If all else fails you could get some of those retarded sharp-edge dice.

This is basically me but only when I GM. My dice hate the rare occasion when I get to be a player and punish me accordingly.

>1

Oh thanks, I'm sure my party will love it when the ogre hits someone for 25 damage.

No, the lowest face number on the die was 7. Meaning that I rolled 4-7 the entire encounter and that totaled to 6-9. 9 damage would have been enough to put the wizard into "likely fucking dead" territory. For 6 rolls to have the LOWEST potential roll to still be in the upper 50% is unlikely. This never stops being potentially fatal for a party and the danger only gets greater as they level.

I have to point out that monsters in any tabletop game are not balanced around always hitting and hitting like a truck.
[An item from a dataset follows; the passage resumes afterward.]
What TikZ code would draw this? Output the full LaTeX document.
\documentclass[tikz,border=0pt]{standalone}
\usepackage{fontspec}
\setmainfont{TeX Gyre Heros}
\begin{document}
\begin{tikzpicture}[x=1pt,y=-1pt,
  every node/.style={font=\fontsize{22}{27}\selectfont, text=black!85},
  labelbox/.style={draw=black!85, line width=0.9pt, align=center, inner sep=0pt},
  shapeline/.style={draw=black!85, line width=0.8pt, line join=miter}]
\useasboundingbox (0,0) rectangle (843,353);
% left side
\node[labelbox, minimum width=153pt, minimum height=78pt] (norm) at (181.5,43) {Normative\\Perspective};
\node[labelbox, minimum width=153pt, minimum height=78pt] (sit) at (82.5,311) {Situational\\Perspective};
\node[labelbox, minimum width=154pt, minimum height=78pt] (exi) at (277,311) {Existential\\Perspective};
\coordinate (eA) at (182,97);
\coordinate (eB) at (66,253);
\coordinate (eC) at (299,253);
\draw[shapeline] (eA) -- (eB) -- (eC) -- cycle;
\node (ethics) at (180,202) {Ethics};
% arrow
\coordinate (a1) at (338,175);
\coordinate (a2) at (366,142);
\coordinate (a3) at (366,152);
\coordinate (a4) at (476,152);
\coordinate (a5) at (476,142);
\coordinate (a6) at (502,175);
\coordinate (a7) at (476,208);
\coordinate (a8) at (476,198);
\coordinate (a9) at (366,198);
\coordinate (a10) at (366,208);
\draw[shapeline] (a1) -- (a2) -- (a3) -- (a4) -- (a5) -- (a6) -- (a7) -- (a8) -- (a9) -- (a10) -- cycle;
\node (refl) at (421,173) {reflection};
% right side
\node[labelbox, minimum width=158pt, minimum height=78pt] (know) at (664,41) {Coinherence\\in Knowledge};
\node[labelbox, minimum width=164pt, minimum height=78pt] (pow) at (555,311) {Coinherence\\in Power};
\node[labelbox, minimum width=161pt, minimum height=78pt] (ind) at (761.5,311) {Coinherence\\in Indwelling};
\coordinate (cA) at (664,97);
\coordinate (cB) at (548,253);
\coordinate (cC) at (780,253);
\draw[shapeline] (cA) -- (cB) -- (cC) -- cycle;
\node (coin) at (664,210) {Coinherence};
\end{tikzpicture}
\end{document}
A dragon's breath attack isn't supposed to hit upper 50% rolls on all of its damage die. If I had rolled 6d8 for an AOE damage and hit 4-7 on every roll it would have been fucking bad news brown for anyone who isn't a martial.

see

The second attempt, going out at 13, likely wouldn't have mattered weighted against the results of a 1. The advantage was already given right then and there.

I literally had to stop playing people at dice for money because I had to fucking fight people over this. When more than a dozen people, independent of one another, have all commented something to the tune of "damn you got good luck at dice" I am inclined to believe them. This isn't some talking shit at the bar thing, this is legitimately a problem I am having with trying to DM where my party gets raped by basic monsters because they have "computer is cheating" odds at harming the party.

To everyone saying "oh well this won't keep up" is misunderstanding what I'm saying. I've always had phenomenal luck at dice in any format. Monopoly, craps, dice, YGO, tabletop RPGs, you name it. This dosen't carry over to "rolling dice" in a digital format, only holds true when I am personally throwing a die at the table.

Start playing at casino then if you have such a good luck that it can be turned into a profit. I think that is going to teach you some hard truths about a little thing called cognitive bias.

>Start playing at casino then if you have such a good luck that it can be turned into a profit

Did you not see the part of my post where I said that I've already played people for money at dice?

I'm also no fool with my money. Going to a casino to play would either involve risking more than I would consider an acceptable loss or basically playing for chump change. If I wanted to play $50 or lower bets I can do that without travelling and I wouldn't risk $500 on a roll of the dice. I never said I can't roll low, just that I roll high.

What you are asking is like "oh you can make good 3-pointers? why dont you go play in the NBA? i bet you won't think you are hot shit then"

If your luck with dice is so predictable, then why are you worried about losing?

>I never said I can't roll low, just that I roll high. WHAT THE FUCK DOES THIS EVEN MEAN

I'am the opposite in general, the funny part, that everyone comments, is that i fail rolls that should be impossible to fail, i am in general unlucky, but when hits shit the fan. i always roll well. Criticals that change the fight, dices exploding and etc.I usually beat shit, be it hard or easy, but i do like Rocky would, after getting fucked.
Anyway, i also played with a similar "high roller dm" never had a problem with this, sometimes the DM will be unlucky too (Almost never, but sometimes). Keep playing and everything will be fine, help your players a bit if you are feeling bad for them.

Exactly what it sounds like.

Nothing always happens 100% of the time for anything. I generally roll in the upper 50% of possible numbers on a given die but its not as though I never roll lower than that. It isn't a japaense anime super power like you think you retard.

Also your implication that it would be advantageous in anything outside of basic craps is ludicrous. If I could throw dice and reliably manipulate the table in a casino game I wouldn't be lucky I would be a magician. Even if I could/did I would likely get my teeth knocked out in the back room if I cleared them out like that. People don't like it when they lose money in a game of chance and if they think someone can't be lucky they will think you are cheating.